- _Exercise_
Below are records that hold pictures; write out only the lines from their start through the line with "from matplotlib.ticker import", exactly, and drop the pictures.

Plotting code records
□ □ □ □ □ □ □

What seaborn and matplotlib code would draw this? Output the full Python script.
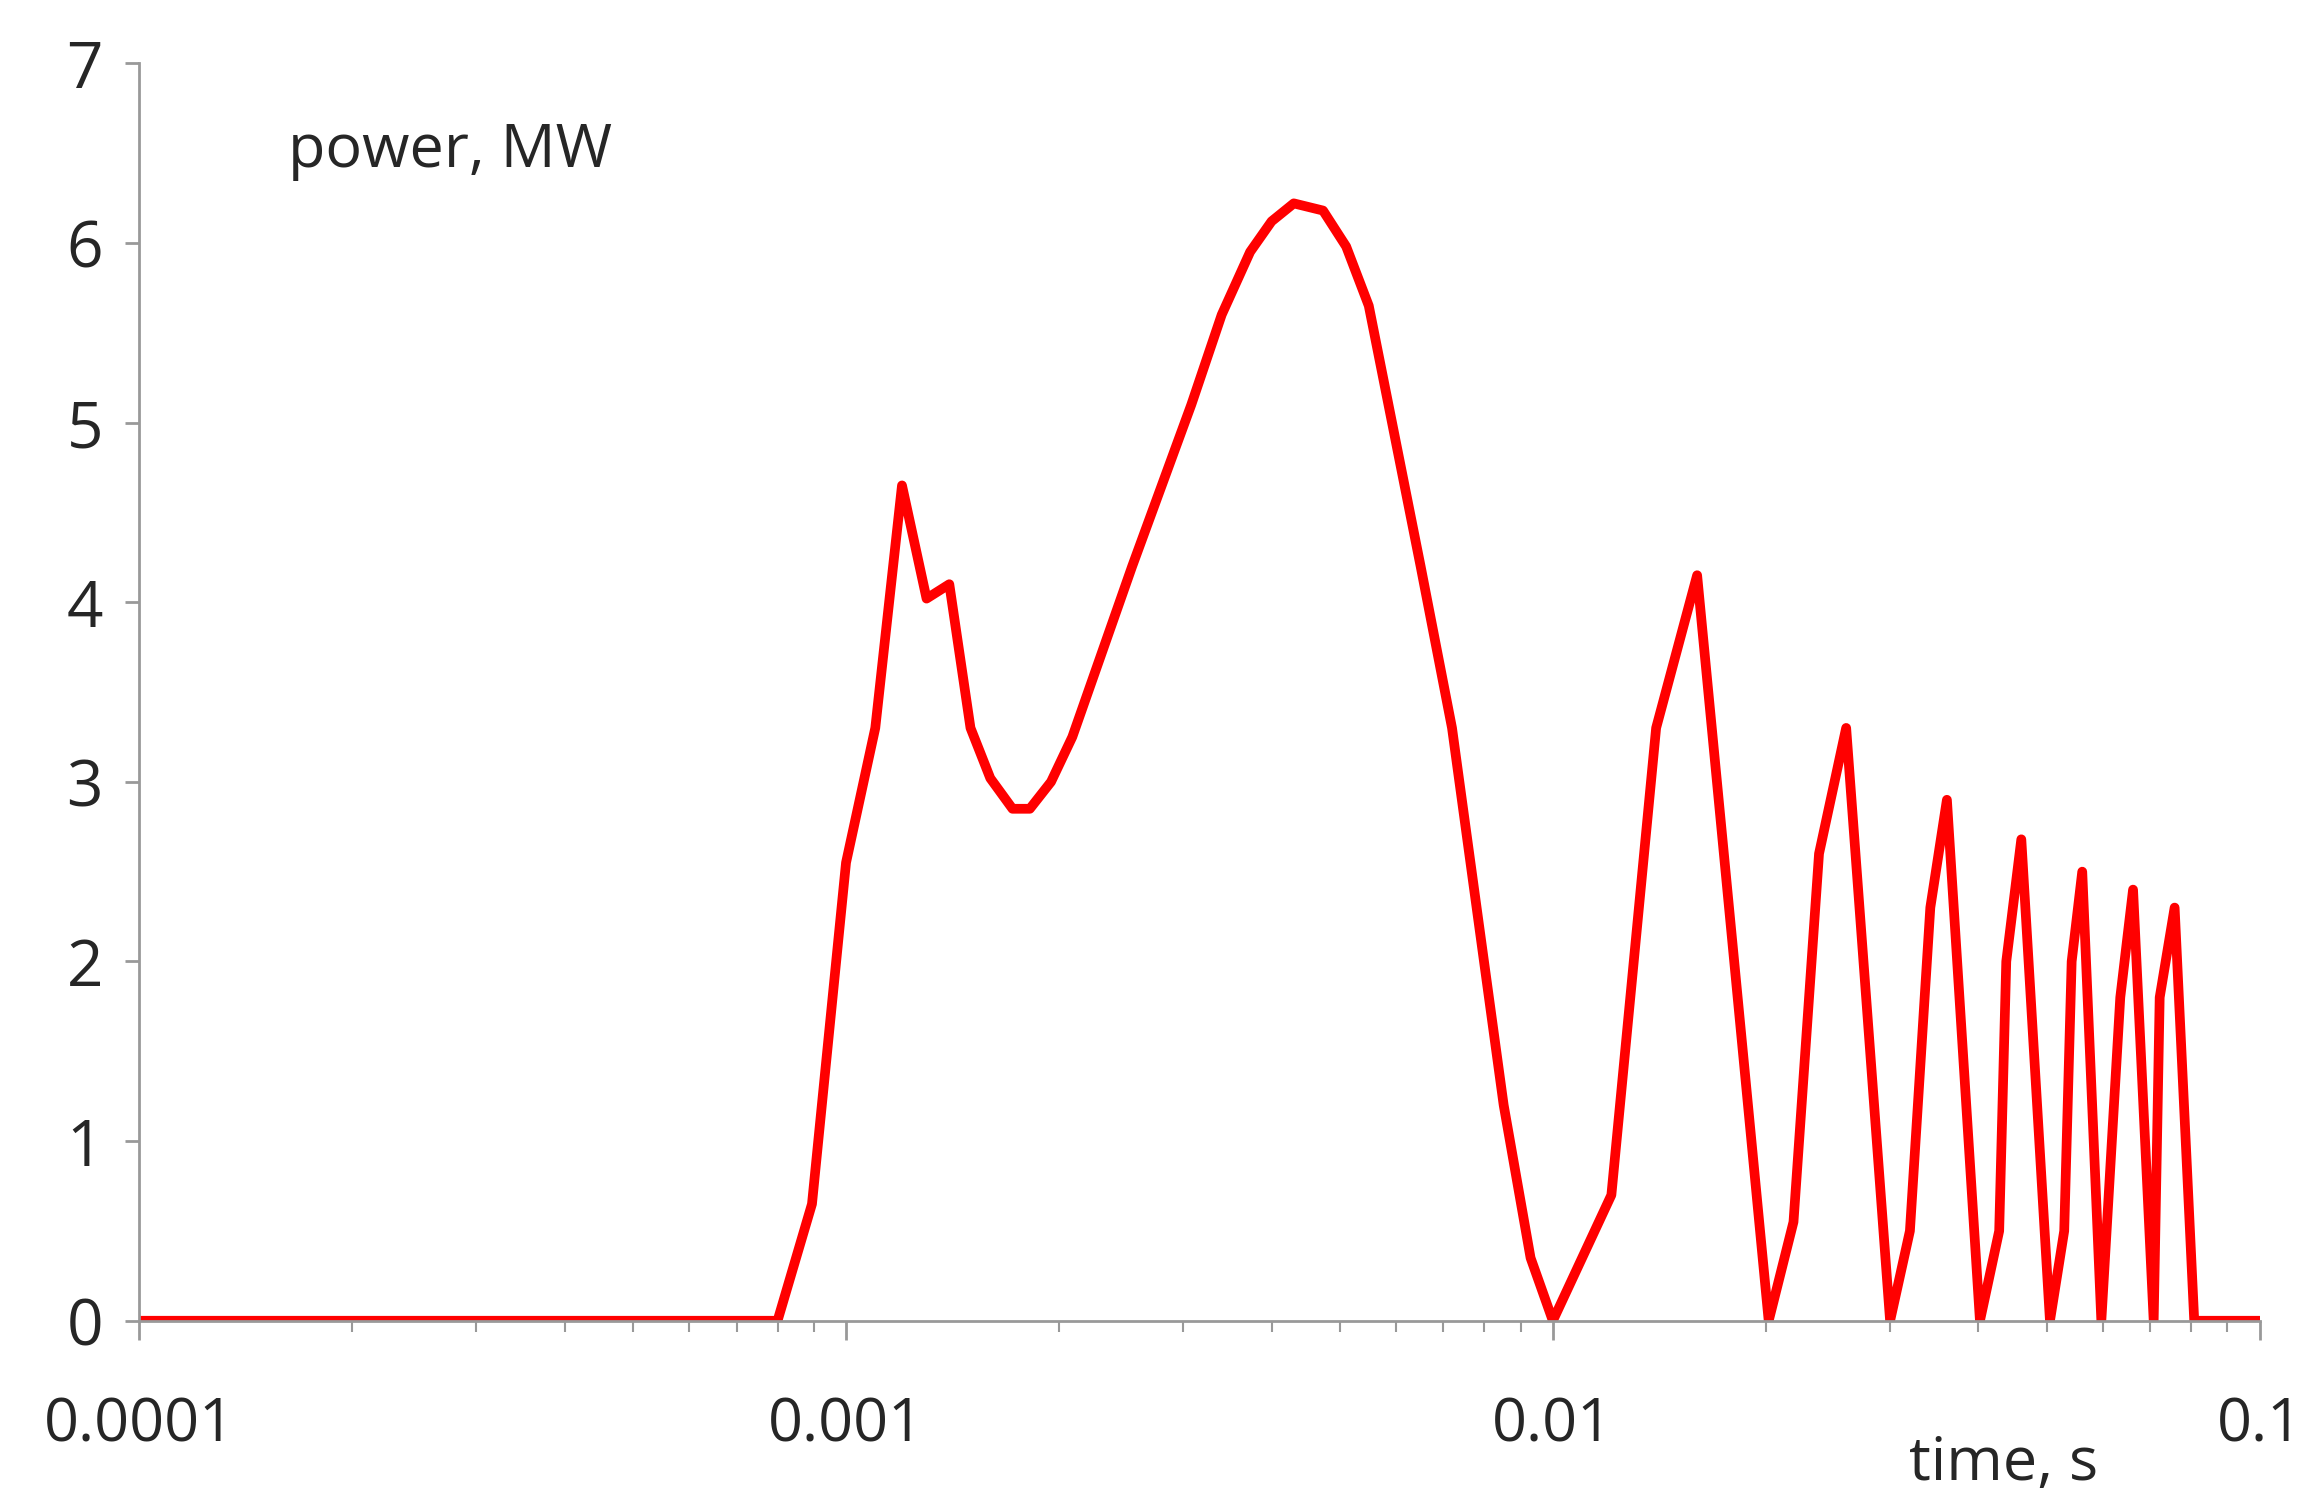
import matplotlib
matplotlib.use("Agg")
import matplotlib.pyplot as plt
import seaborn as sns
import pandas as pd
from matplotlib.ticker import FixedLocator, LogLocator, NullFormatter

time_s = [0.0001, 0.0008, 0.000895, 0.001, 0.0011, 0.0012, 0.0013, 0.0014, 0.0015, 0.0016, 0.00172, 0.00182,
          0.00195, 0.00209, 0.00254, 0.00308, 0.0034, 0.00373, 0.004, 0.0043, 0.00473, 0.0051, 0.00549,
          0.0065, 0.0072, 0.00852, 0.0093, 0.01,
          0.0121, 0.0140, 0.0160, 0.0202, 0.0219, 0.0238, 0.0260, 0.0300, 0.0320, 0.0342, 0.0361,
          0.0402, 0.0428, 0.0438, 0.0460, 0.0505, 0.0529, 0.0542, 0.0561, 0.0597, 0.0635, 0.0662,
          0.0708, 0.0722, 0.0758, 0.0808, 0.1]
power_mw = [0, 0, 0.65, 2.55, 3.3, 4.65, 4.02, 4.1, 3.3, 3.02, 2.85, 2.85,
            3.0, 3.25, 4.2, 5.1, 5.6, 5.95, 6.12, 6.22, 6.18, 5.98, 5.65,
            4.2, 3.3, 1.2, 0.35, 0,
            0.7, 3.3, 4.15, 0, 0.55, 2.6, 3.3, 0, 0.5, 2.3, 2.9,
            0, 0.5, 2.0, 2.68, 0, 0.5, 2.0, 2.5, 0, 1.8, 2.4,
            0, 1.8, 2.3, 0, 0]
xtick_vals = [0.0001, 0.001, 0.01, 0.1]
xtick_labels = ["0.0001", "0.001", "0.01", "0.1"]

df = pd.DataFrame({"t": time_s, "p": power_mw})
sns.set_style("white")
plt.rcParams["font.family"] = ["Open Sans", "DejaVu Sans"]
plt.rcParams["xtick.bottom"] = True
plt.rcParams["ytick.left"] = True

fig = plt.figure(figsize=(23.2, 15.06), dpi=100)
ax = fig.add_axes([0.06, 0.123, 0.914, 0.835])
sns.lineplot(data=df, x="t", y="p", color="#ff0000", linewidth=7, ax=ax, sort=False)
ax.set_xscale("log")
ax.set_xlim(0.0001, 0.1)
ax.set_ylim(0, 7)
ax.xaxis.set_major_locator(FixedLocator(xtick_vals))
ax.set_xticklabels(xtick_labels)
ax.xaxis.set_minor_locator(LogLocator(base=10, subs=range(2, 10)))
ax.xaxis.set_minor_formatter(NullFormatter())
ax.set_yticks(range(0, 8))
ax.tick_params(axis="x", which="major", bottom=True, direction="out", length=14, width=2, color="#999999",
               labelsize=44, pad=40)
ax.tick_params(axis="x", which="minor", bottom=True, direction="out", length=8, width=1.5, color="#999999")
ax.tick_params(axis="y", left=True, direction="out", length=10, width=2, color="#999999", labelsize=46, pad=16)
for s in ["top", "right"]:
    ax.spines[s].set_visible(False)
for s in ["left", "bottom"]:
    ax.spines[s].set_color("#999999")
    ax.spines[s].set_linewidth(2)
ax.set_xlabel("")
ax.set_ylabel("")
ax.text(0.07, 0.93, "power, MW", transform=ax.transAxes, fontsize=44, va="center")
fig.text(0.823, 0.008, "time, s", fontsize=44, ha="left", va="bottom")
fig.savefig("out.png", dpi=100)
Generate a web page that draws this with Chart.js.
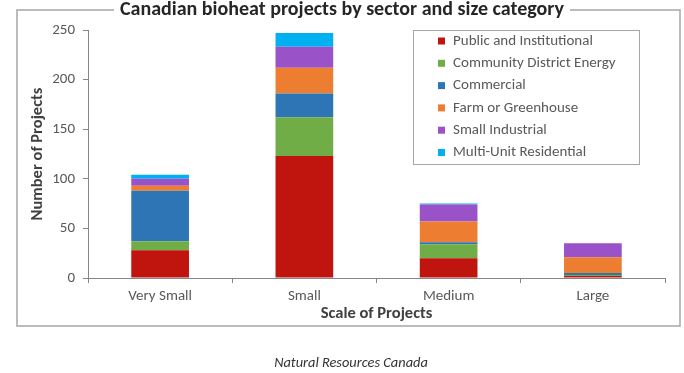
<!DOCTYPE html>
<html>
<head>
<meta charset="utf-8">
<script src="https://cdn.jsdelivr.net/npm/chart.js@4"></script>
<style>
  html, body { margin: 0; padding: 0; background: #fff; }
  #wrap { position: relative; width: 684px; height: 373px; }
  #chart { position: absolute; left: 0; top: 0; }
  #caption {
    position: absolute; left: 0; width: 702px; top: 353px;
    text-align: center; font: italic 14.4px Carlito, Lato, sans-serif; color: #333;
  }
</style>
</head>
<body>
<div id="wrap">
  <canvas id="chart" width="684" height="373"></canvas>
  <div id="caption">Natural Resources Canada</div>
</div>
<script>
const categories = ['Very Small', 'Small', 'Medium', 'Large'];
const sectorNames = ['Public and Institutional', 'Community District Energy', 'Commercial',
  'Farm or Greenhouse', 'Small Industrial', 'Multi-Unit Residential'];
const publicInst = [28, 123, 20, 2];
const communityDistrict = [9, 39, 14, 1];
const commercial = [51, 24, 2, 2];
const farmGreenhouse = [5, 26, 21, 16];
const smallIndustrial = [7, 21, 17, 14];
const multiUnit = [4, 14, 1, 0];
const yTicks = [0, 50, 100, 150, 200, 250];

const colors = ['#C0140F', '#70AD47', '#2E75B6', '#ED7D31', '#9A52C8', '#00B0F0'];
const seriesValues = [publicInst, communityDistrict, commercial, farmGreenhouse, smallIndustrial, multiUnit];

const FONT = 'Carlito, Lato, sans-serif';
const GREY = '#595959';
const AXIS = '#868686';

const datasets = sectorNames.map((name, i) => ({
  label: name,
  data: seriesValues[i],
  backgroundColor: colors[i],
  borderWidth: 0,
  barPercentage: 0.4,
  categoryPercentage: 1
}));

const decorPlugin = {
  id: 'decor',
  afterDraw(chart) {
    const ctx = chart.ctx;
    ctx.save();

    // title with the frame broken around it
    const title = 'Canadian bioheat projects by sector and size category';
    ctx.font = 'bold 20px ' + FONT;
    const tw = ctx.measureText(title).width;
    const cx = 342;
    ctx.fillStyle = '#262626';
    ctx.textAlign = 'center';
    ctx.textBaseline = 'middle';
    ctx.fillText(title, cx, 10);

    ctx.strokeStyle = '#A6A6A6';
    ctx.lineWidth = 1.5;
    const gl = cx - tw / 2 - 6, gr = cx + tw / 2 + 6;
    ctx.beginPath();
    ctx.moveTo(gl, 10);
    ctx.lineTo(17, 10);
    ctx.lineTo(17, 326);
    ctx.lineTo(680, 326);
    ctx.lineTo(680, 10);
    ctx.lineTo(gr, 10);
    ctx.stroke();

    // legend box
    ctx.strokeStyle = '#A6A6A6';
    ctx.lineWidth = 1;
    ctx.strokeRect(413.5, 30.5, 226, 134);
    ctx.font = '15px ' + FONT;
    ctx.textAlign = 'left';
    chart.data.datasets.forEach((ds, i) => {
      const y = 41 + i * 22.3;
      ctx.fillStyle = ds.backgroundColor;
      ctx.fillRect(438, y - 3.5, 7, 7);
      ctx.fillStyle = GREY;
      ctx.fillText(ds.label, 453, y);
    });
    ctx.restore();
  }
};

new Chart(document.getElementById('chart'), {
  type: 'bar',
  data: { labels: categories, datasets: datasets },
  options: {
    responsive: false,
    devicePixelRatio: 1,
    animation: false,
    layout: { padding: { left: 0, top: 30, right: 19, bottom: 49 } },
    plugins: {
      legend: { display: false },
      title: { display: false },
      tooltip: { enabled: false }
    },
    scales: {
      x: {
        stacked: true,
        grid: { drawOnChartArea: false, drawTicks: true, tickLength: 5, color: AXIS, offset: true },
        border: { color: AXIS, width: 1 },
        ticks: { color: GREY, font: { family: FONT, size: 15 }, padding: 4 },
        title: {
          display: true, text: 'Scale of Projects', color: '#404040',
          font: { family: FONT, size: 16.5, weight: 'bold' }, padding: { top: 0, bottom: 0 }
        },
        afterFit(scale) { scale.height = 46; }
      },
      y: {
        stacked: true,
        min: 0,
        max: 250,
        afterBuildTicks(scale) { scale.ticks = yTicks.map(v => ({ value: v })); },
        grid: { drawOnChartArea: false, drawTicks: true, tickLength: 5, color: AXIS },
        border: { color: AXIS, width: 1 },
        ticks: { color: GREY, font: { family: FONT, size: 15 }, padding: 8 },
        title: {
          display: true, text: 'Number of Projects', color: '#404040',
          font: { family: FONT, size: 16.5, weight: 'bold' }, padding: { top: 28, bottom: 0 }
        },
        afterFit(scale) { scale.width = 88; }
      }
    }
  },
  plugins: [decorPlugin]
});
</script>
</body>
</html>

□ □ □ □ □ □ □

- _Solution to this exercise_
What seaborn and matplotlib code would draw this? Output the full Python script.
import matplotlib
matplotlib.use("Agg")
import matplotlib.pyplot as plt
import seaborn as sns
import pandas as pd
from matplotlib.ticker import FixedLocator, LogLocator, NullFormatter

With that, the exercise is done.